Teman sejawat dan handai tolan,

Sepuluh jari juga diangkat.

Kemudian rombongan penganten laki-lai disambut oleh Pencak Silat Rencah Tebang yang bermakna :

  1. Mendirikan magligai rumah tangga berarti memulai perjalanan dan perjuangan hidup baru.

  2. Memerlukan sikap waspada, mawas diri dan pembela keluarga.

  3. Gelanggang hidup adalah petarungan membangun masa depan.

  4. Menang, kalah, berhasil, kandas adalah realita hidup, namun semua itu harus dihadapi dengan tekad pantang menyerah.

  5. Cita-cita bahagia menuntut kegigihan, ketabahan dan kesabaran. Yakin bahwa Allah s.w.t yang maha pemurah dan maha berkuasa akan selalu menolong hamba-hambanya yang senantiasa memohon keridhaan-Nya.

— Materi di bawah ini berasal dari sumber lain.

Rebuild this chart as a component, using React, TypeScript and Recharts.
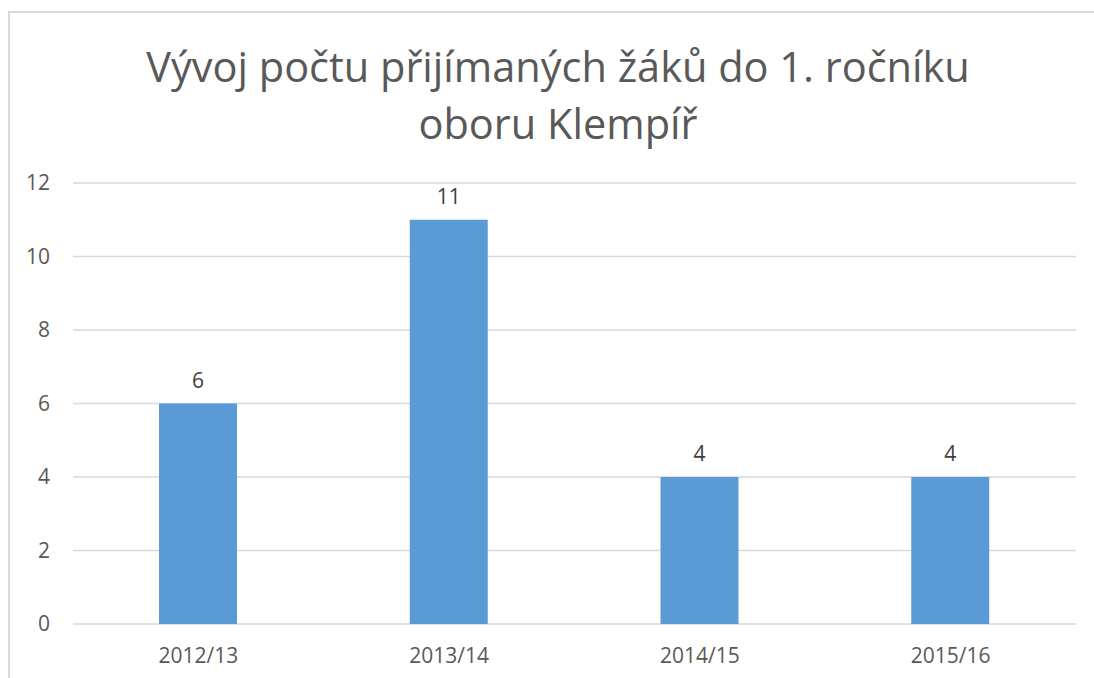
import { BarChart, Bar, XAxis, YAxis, CartesianGrid, LabelList } from "recharts";

const SCHOOL_YEARS = ["2012/13", "2013/14", "2014/15", "2015/16"];
const ADMITTED = [6, 11, 4, 4];
const Y_TICKS = [0, 2, 4, 6, 8, 10, 12];
const TITLE_LINES = ["Vývoj počtu přijímaných žáků do 1. ročníku", "oboru Klempíř"];

const BAR = "#5B9BD5";
const GRID = "#D9D9D9";
const TEXT = "#595959";
const LABEL = "#404040";
const FONT = "'Open Sans', sans-serif";

const data = SCHOOL_YEARS.map((year, i) => ({ year, count: ADMITTED[i] }));

export default function App() {
  return (
    <div
      style={{
        position: "absolute",
        left: 0,
        top: 0,
        width: 1094,
        height: 678,
        overflow: "hidden",
        background: "#fff",
        fontFamily: FONT,
      }}
    >
      <div
        style={{
          position: "absolute",
          left: 8,
          top: 11,
          width: 1200,
          height: 800,
          borderTop: `2px solid ${GRID}`,
          borderLeft: `2px solid ${GRID}`,
        }}
      />
      <div
        style={{
          position: "absolute",
          left: 0,
          top: 38,
          width: 1116,
          textAlign: "center",
          fontSize: 41.5,
          lineHeight: "57px",
          color: TEXT,
        }}
      >
        {TITLE_LINES.map((line) => (
          <div key={line}>{line}</div>
        ))}
      </div>
      <BarChart
        width={1094}
        height={678}
        data={data}
        margin={{ top: 183, right: 18, left: 0, bottom: 24 }}
        style={{ position: "absolute", left: 0, top: 0 }}
      >
        <CartesianGrid stroke={GRID} strokeWidth={1.5} vertical={false} />
        <XAxis
          dataKey="year"
          height={30}
          axisLine={false}
          tickLine={false}
          tickSize={0}
          tickMargin={24}
          tick={{ fontSize: 21, fill: TEXT, fontFamily: FONT }}
        />
        <YAxis
          width={73}
          domain={[0, 12]}
          ticks={Y_TICKS}
          axisLine={false}
          tickLine={false}
          tickSize={0}
          tickMargin={23}
          tick={{ fontSize: 21, fill: TEXT, fontFamily: FONT }}
        />
        <Bar dataKey="count" fill={BAR} barSize={78} isAnimationActive={false}>
          <LabelList
            dataKey="count"
            position="top"
            offset={16}
            style={{ fontSize: 21, fill: LABEL, fontFamily: FONT }}
          />
        </Bar>
      </BarChart>
    </div>
  );
}
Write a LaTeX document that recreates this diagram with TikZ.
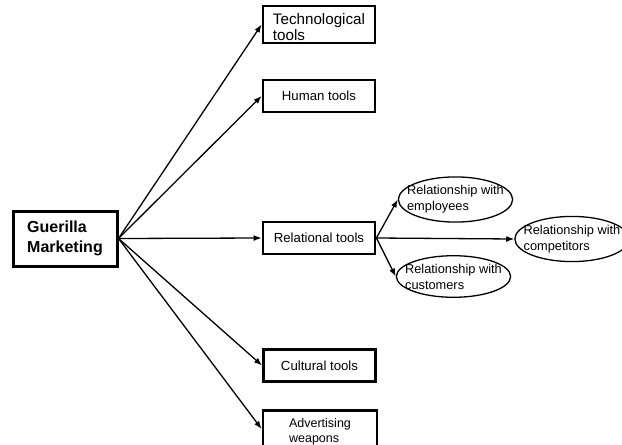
\documentclass[tikz,border=0pt]{standalone}
\usepackage{fontspec}
\setmainfont{Liberation Sans}
\usetikzlibrary{shapes.geometric, arrows.meta}
\tikzset{
	tool/.style={rectangle, draw, line width=2.8pt, minimum width=112pt, minimum height=32pt, align=left, inner sep=2pt, font=\fontsize{13.2}{15}\selectfont},
	link/.style={ellipse, draw, line width=1.3pt, align=left, inner xsep=-8pt, inner ysep=2pt, font=\fontsize{12.8}{16}\selectfont},
	line/.style={draw, line width=1.3pt, -{Latex[length=8pt, width=6pt]}}
}

\begin{document}
\begin{tikzpicture}[
	x=1pt, y=-1pt,
	% Styles
	root/.style = {draw, rectangle, line width=3pt, minimum width=104pt, minimum height=55pt, align=left, inner sep=2pt, font=\bfseries\fontsize{16}{20}\selectfont}
	]
	\useasboundingbox (0,0) rectangle (622,445);
	
	% Left: the root
	\node[root] (guer) at (65,238.5) {Guerilla\\Marketing};
	
	% Middle column: the tools
	\node[tool, font=\fontsize{15.2}{16}\selectfont] (tech) at (319,24.5) {\rule{0pt}{17pt}Technological\\tools};
	\node[tool] (human) at (319,96) {Human tools};
	\node[tool] (rel) at (319,238) {Relational tools};
	\node[tool] (cult) at (319.5,365.5) {Cultural tools};
	\node[tool, minimum width=114pt, font=\fontsize{12.5}{15}\selectfont] (adv) at (320,429) {\rule{0pt}{15pt}Advertising\\weapons};
	
	% Right side: relationships
	\node[link] (emp) at (455.5,199.5) {Relationship with\\employees};
	\node[link] (cus) at (453.5,276.5) {Relationship with\\customers};
	\node[link] (comp) at (572,239) {Relationship with\\competitors};
	
	% Paths
	\foreach \t in {tech, human, rel, cult, adv}
		\draw[line] (guer.east) -- (\t.west);
	
	\draw[line] (rel.east) -- (emp.west);
	\draw[line] (rel.east) -- (cus.west);
	\draw[line] (rel.east) -- (comp.west);
	
\end{tikzpicture}
\end{document}
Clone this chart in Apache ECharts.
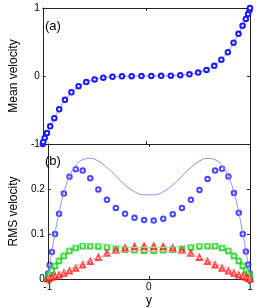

Rencah tebang oleh masyarakat Tamiang melambangkan perjuangan membina masa depan keluarga melalui proses yang beraturan. Proses tersebut dalam acara ini dilambangkan dengan Merecah, menebang, tunu, purun, nabur lahan. Dari perlambang tersebut kedua mempelai dituntut untuk mempunyai sikap, saling merawat, saling memperhatikan, dan saling pengertian untuk menyongsong kesuksesan disegala bidang dalam mempengaruhi hidup baru ini.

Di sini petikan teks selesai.